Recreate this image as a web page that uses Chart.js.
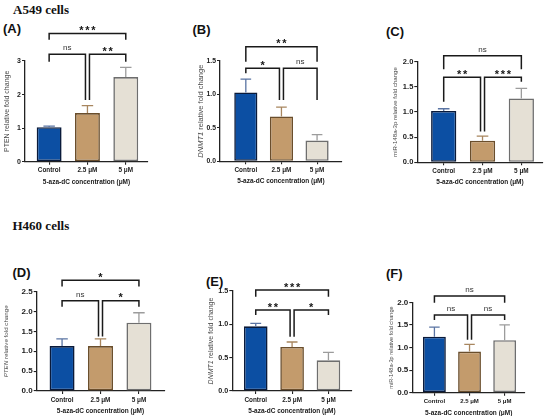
<!DOCTYPE html>
<html><head><meta charset="utf-8">
<script src="https://cdn.jsdelivr.net/npm/chart.js@4.4.1/dist/chart.umd.min.js"></script>
<style>
html,body{margin:0;padding:0;background:#fff;}
body{width:550px;height:416px;position:relative;overflow:hidden;}
.box{position:absolute;}
.lbl{position:absolute;font-family:'Liberation Sans',Arial,sans-serif;font-weight:bold;font-size:13px;color:#111;transform:translateY(-50%);line-height:1;white-space:nowrap}
.ttl{position:absolute;font-family:'Liberation Serif','Times New Roman',serif;font-weight:bold;font-size:13px;color:#111;transform:translateY(-50%);line-height:1;white-space:nowrap}
</style></head><body>
<div class="ttl" style="left:13px;top:8.5px">A549 cells</div>
<div class="ttl" style="left:12.5px;top:225px">H460 cells</div>
<div class="lbl" style="left:3px;top:28px">(A)</div>
<div class="lbl" style="left:192.5px;top:29.3px">(B)</div>
<div class="lbl" style="left:386px;top:30.7px">(C)</div>
<div class="lbl" style="left:12.5px;top:271.7px">(D)</div>
<div class="lbl" style="left:206px;top:280.7px">(E)</div>
<div class="lbl" style="left:386px;top:272.7px">(F)</div>
<div id="wA" class="box"><canvas id="cA"></canvas></div>
<div id="wB" class="box"><canvas id="cB"></canvas></div>
<div id="wC" class="box"><canvas id="cC"></canvas></div>
<div id="wD" class="box"><canvas id="cD"></canvas></div>
<div id="wE" class="box"><canvas id="cE"></canvas></div>
<div id="wF" class="box"><canvas id="cF"></canvas></div>
<script>
// ---- data ----
const categories = ['Control', '2.5 μM', '5 μM'];
const xAxisTitle = '5-aza-dC concentration (μM)';

const valuesA = [1.03, 1.45, 2.52];
const errorsA = [0.03, 0.22, 0.29];
const valuesB = [1.03, 0.67, 0.31];
const errorsB = [0.20, 0.14, 0.09];
const valuesC = [1.02, 0.43, 1.27];
const errorsC = [0.045, 0.09, 0.20];
const valuesD = [1.13, 1.13, 1.72];
const errorsD = [0.18, 0.18, 0.25];
const valuesE = [0.97, 0.66, 0.46];
const errorsE = [0.045, 0.075, 0.12];
const valuesF = [1.24, 0.91, 1.16];
const errorsF = [0.21, 0.16, 0.34];

// significance brackets: [from, to, level, legFromEnd, legToEnd, label]
const bracketsA = [[0,2,3.82,3.63,3.63,'***'],[0,1,3.20,2.98,1.84,'ns'],[1,2,3.20,1.84,2.98,'**']];
const bracketsB = [[0,2,1.713,1.489,1.489,'**'],[0,1,1.39,1.315,0.916,'*'],[1,2,1.39,0.916,0.916,'ns']];
const bracketsC = [[0,2,2.12,1.85,1.85,'ns'],[0,1,1.69,1.205,0.61,'**'],[1,2,1.69,0.61,1.60,'***']];
const bracketsD = [[0,2,2.79,2.63,2.63,'*'],[0,1,2.27,2.12,1.37,'ns'],[1,2,2.27,1.37,2.12,'*']];
const bracketsE = [[0,2,1.515,1.415,1.415,'***'],[0,1,1.215,1.14,0.815,'**'],[1,2,1.215,0.815,1.14,'*']];
const bracketsF = [[0,2,2.14,1.99,1.99,'ns'],[0,1,1.72,1.61,1.17,'ns'],[1,2,1.72,1.17,1.61,'ns']];

const yMaxes = [3, 1.5, 2, 2.5, 1.5, 2];
const ySteps = [1, 0.5, 0.5, 0.5, 0.5, 0.5];
const yTitles = ['PTEN relative fold change', 'DNMT1 relative fold change', 'miR-148a-3p relative fold change',
                 'PTEN relative fold change', 'DNMT1 relative fold change', 'miR-148a-3p relative fold change'];
const yTitleItalicChars = [0, 5, 0, 4, 5, 0];

// ---- styles ----
const barFill = ['#0c4fa3', '#c39b6c', '#e5e0d5'];
const barBorder = ['#0a1a3a', '#6a4e2c', '#6e6e6e'];
const errColor = ['#5a74a3', '#a8865f', '#9c9c9c'];
const FONT = "'Liberation Sans', Arial, sans-serif";

// ---- layout (pixel geometry of each panel) ----
const layout = [
  {L:25,    R:148,   T:61,    B:161.7, tX:7,     xmin:-0.63,  xmax:2.58, tickFs:7,   titleFs:7},
  {L:220,   R:342,   T:61,    B:161.3, tX:200.7, xmin:-0.725, xmax:2.70, tickFs:6.8, titleFs:7.5},
  {L:417.3, R:542.7, T:61.7,  B:162.3, tX:395,   xmin:-0.68,  xmax:2.55, tickFs:7.5, titleFs:6.1},
  {L:36.7,  R:164.3, T:291.7, B:391,   tX:6.7,   xmin:-0.66,  xmax:2.66, tickFs:8,   titleFs:6.2},
  {L:232.3, R:351.7, T:291,   B:391,   tX:210.7, xmin:-0.645, xmax:2.64, tickFs:7.2, titleFs:7},
  {L:412.3, R:525,   T:302.3, B:392.7, tX:391.7, xmin:-0.63,  xmax:2.58, tickFs:8,   titleFs:5.6},
];
const panelIds = ['A','B','C','D','E','F'];
const allValues = [valuesA, valuesB, valuesC, valuesD, valuesE, valuesF];
const allErrors = [errorsA, errorsB, errorsC, errorsD, errorsE, errorsF];
const allBrackets = [bracketsA, bracketsB, bracketsC, bracketsD, bracketsE, bracketsF];
const X_H = 24;

const panelPlugin = {
  id: 'panel',
  afterDatasetsDraw(chart) {
    const p = chart.options.plugins.panel;
    const ctx = chart.ctx, ys = chart.scales.y;
    const meta = chart.getDatasetMeta(0);
    meta.data.forEach((bar, i) => {
      const v = p.values[i], e = p.errors[i];
      const x = bar.x, y0 = ys.getPixelForValue(v), y1 = ys.getPixelForValue(v + e);
      const hw = bar.width * 0.23;
      ctx.save();
      ctx.strokeStyle = errColor[i];
      ctx.lineWidth = 1.3;
      ctx.beginPath();
      ctx.moveTo(x, y0); ctx.lineTo(x, y1);
      ctx.moveTo(x - hw, y1); ctx.lineTo(x + hw, y1);
      ctx.stroke();
      ctx.restore();
    });
  },
  afterDraw(chart) {
    const p = chart.options.plugins.panel;
    const ctx = chart.ctx, ys = chart.scales.y, xs = chart.scales.x;
    const area = chart.chartArea;
    p.brackets.forEach(b => {
      const [from, to, level, l1, l2, label] = b;
      let x1 = xs.getPixelForValue(from), x2 = xs.getPixelForValue(to);
      if (from === 1) x1 += 2;
      if (to === 1) x2 -= 2;
      const yl = ys.getPixelForValue(level);
      ctx.save();
      ctx.strokeStyle = '#1a1a1a';
      ctx.lineWidth = 1.5;
      ctx.beginPath();
      ctx.moveTo(x1, ys.getPixelForValue(l1));
      ctx.lineTo(x1, yl);
      ctx.lineTo(x2, yl);
      ctx.lineTo(x2, ys.getPixelForValue(l2));
      ctx.stroke();
      ctx.fillStyle = '#151515';
      ctx.textAlign = 'center';
      ctx.textBaseline = 'alphabetic';
      const cx = (x1 + x2) / 2;
      if (label === 'ns') {
        ctx.font = '8px ' + FONT;
        ctx.fillStyle = '#333';
        ctx.fillText(label, cx, yl - 4);
      } else {
        ctx.font = 'bold 11px ' + FONT;
        const w = 6;
        const n = label.length;
        for (let k = 0; k < n; k++) {
          ctx.fillText('*', cx + (k - (n - 1) / 2) * w, yl + 0.5);
        }
      }
      ctx.restore();
    });
    const txt = p.yTitle, nIt = p.italic, fs = p.titleFs;
    const partA = txt.slice(0, nIt), partB = txt.slice(nIt);
    ctx.save();
    ctx.translate(p.tXLocal, (area.top + area.bottom) / 2);
    ctx.rotate(-Math.PI / 2);
    ctx.fillStyle = '#4a4a4a';
    ctx.textBaseline = 'middle';
    ctx.textAlign = 'left';
    const fA = 'italic ' + fs + 'px ' + FONT, fB = fs + 'px ' + FONT;
    ctx.font = fA; const wA = ctx.measureText(partA).width;
    ctx.font = fB; const wB = ctx.measureText(partB).width;
    let sx = -(wA + wB) / 2;
    ctx.font = fA; ctx.fillText(partA, sx, 0);
    ctx.font = fB; ctx.fillText(partB, sx + wA, 0);
    ctx.restore();
  }
};

panelIds.forEach((id, k) => {
  const g = layout[k];
  const left = Math.round(g.tX - 6);
  const top = Math.round(g.T - 45);
  const right = Math.round(g.R + 5);
  const bottom = Math.round(g.B + X_H + 1);
  const wrap = document.getElementById('w' + id);
  wrap.style.left = left + 'px';
  wrap.style.top = top + 'px';
  wrap.style.width = (right - left) + 'px';
  wrap.style.height = (bottom - top) + 'px';
  const yW = g.L - left;
  const step = ySteps[k];
  new Chart(document.getElementById('c' + id), {
    type: 'bar',
    data: {
      datasets: [{
        data: allValues[k].map((v, i) => ({x: i, y: v})),
        backgroundColor: barFill,
        borderColor: barBorder,
        borderWidth: 1.6,
        borderSkipped: false,
        barPercentage: 0.65,
        categoryPercentage: 1
      }]
    },
    options: {
      responsive: true,
      maintainAspectRatio: false,
      animation: false,
      events: [],
      layout: {padding: {left: 0, top: g.T - top, right: right - g.R, bottom: bottom - (g.B + X_H)}},
      plugins: {
        legend: {display: false},
        tooltip: {enabled: false},
        panel: {values: allValues[k], errors: allErrors[k], brackets: allBrackets[k],
                yTitle: yTitles[k], italic: yTitleItalicChars[k], titleFs: g.titleFs, tXLocal: g.tX - left}
      },
      scales: {
        x: {
          type: 'linear',
          offset: false,
          min: g.xmin, max: g.xmax,
          afterBuildTicks: s => { s.ticks = categories.map((c, i) => ({value: i})); },
          afterFit: s => { s.height = X_H; s.paddingLeft = 0; s.paddingRight = 0; },
          ticks: {
            autoSkip: false, maxRotation: 0, padding: 2,
            callback: v => categories[v],
            color: '#1a1a1a',
            font: {family: FONT, size: k === 5 ? 6 : 6.4, weight: 'bold'}
          },
          grid: {display: true, offset: false, drawOnChartArea: false, drawTicks: true, tickLength: 3, color: '#222', lineWidth: 1.1},
          border: {display: true, color: '#222', width: 1.3},
          title: {display: true, text: xAxisTitle, padding: 0, color: '#1a1a1a',
                  font: {family: FONT, size: 6.5, weight: 'bold'}}
        },
        y: {
          min: 0, max: yMaxes[k],
          afterFit: s => { s.width = yW; s.paddingTop = 0; s.paddingBottom = 0; },
          ticks: {
            stepSize: step, padding: 1, color: '#1a1a1a',
            callback: v => step >= 1 ? String(v) : Number(v).toFixed(1),
            font: {family: FONT, size: g.tickFs, weight: 'bold'}
          },
          grid: {display: true, drawOnChartArea: false, drawTicks: true, tickLength: 3, color: '#222', lineWidth: 1.1},
          border: {display: true, color: '#222', width: 1.3},
          title: {display: false}
        }
      }
    },
    plugins: [panelPlugin]
  });
});
</script>
</body></html>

▶ **TASK OBJECTIVE**
Begin at the top of the material above and output each line exactly, stopping after the line that holds "const xAxisTitle = '5-aza-dC". Leave out pictures.

▶ **ANSWER TO THE EXERCISE**
Recreate this image as a web page that uses Chart.js.
<!DOCTYPE html>
<html><head><meta charset="utf-8">
<script src="https://cdn.jsdelivr.net/npm/chart.js@4.4.1/dist/chart.umd.min.js"></script>
<style>
html,body{margin:0;padding:0;background:#fff;}
body{width:550px;height:416px;position:relative;overflow:hidden;}
.box{position:absolute;}
.lbl{position:absolute;font-family:'Liberation Sans',Arial,sans-serif;font-weight:bold;font-size:13px;color:#111;transform:translateY(-50%);line-height:1;white-space:nowrap}
.ttl{position:absolute;font-family:'Liberation Serif','Times New Roman',serif;font-weight:bold;font-size:13px;color:#111;transform:translateY(-50%);line-height:1;white-space:nowrap}
</style></head><body>
<div class="ttl" style="left:13px;top:8.5px">A549 cells</div>
<div class="ttl" style="left:12.5px;top:225px">H460 cells</div>
<div class="lbl" style="left:3px;top:28px">(A)</div>
<div class="lbl" style="left:192.5px;top:29.3px">(B)</div>
<div class="lbl" style="left:386px;top:30.7px">(C)</div>
<div class="lbl" style="left:12.5px;top:271.7px">(D)</div>
<div class="lbl" style="left:206px;top:280.7px">(E)</div>
<div class="lbl" style="left:386px;top:272.7px">(F)</div>
<div id="wA" class="box"><canvas id="cA"></canvas></div>
<div id="wB" class="box"><canvas id="cB"></canvas></div>
<div id="wC" class="box"><canvas id="cC"></canvas></div>
<div id="wD" class="box"><canvas id="cD"></canvas></div>
<div id="wE" class="box"><canvas id="cE"></canvas></div>
<div id="wF" class="box"><canvas id="cF"></canvas></div>
<script>
// ---- data ----
const categories = ['Control', '2.5 μM', '5 μM'];
const xAxisTitle = '5-aza-dC concentration (μM)';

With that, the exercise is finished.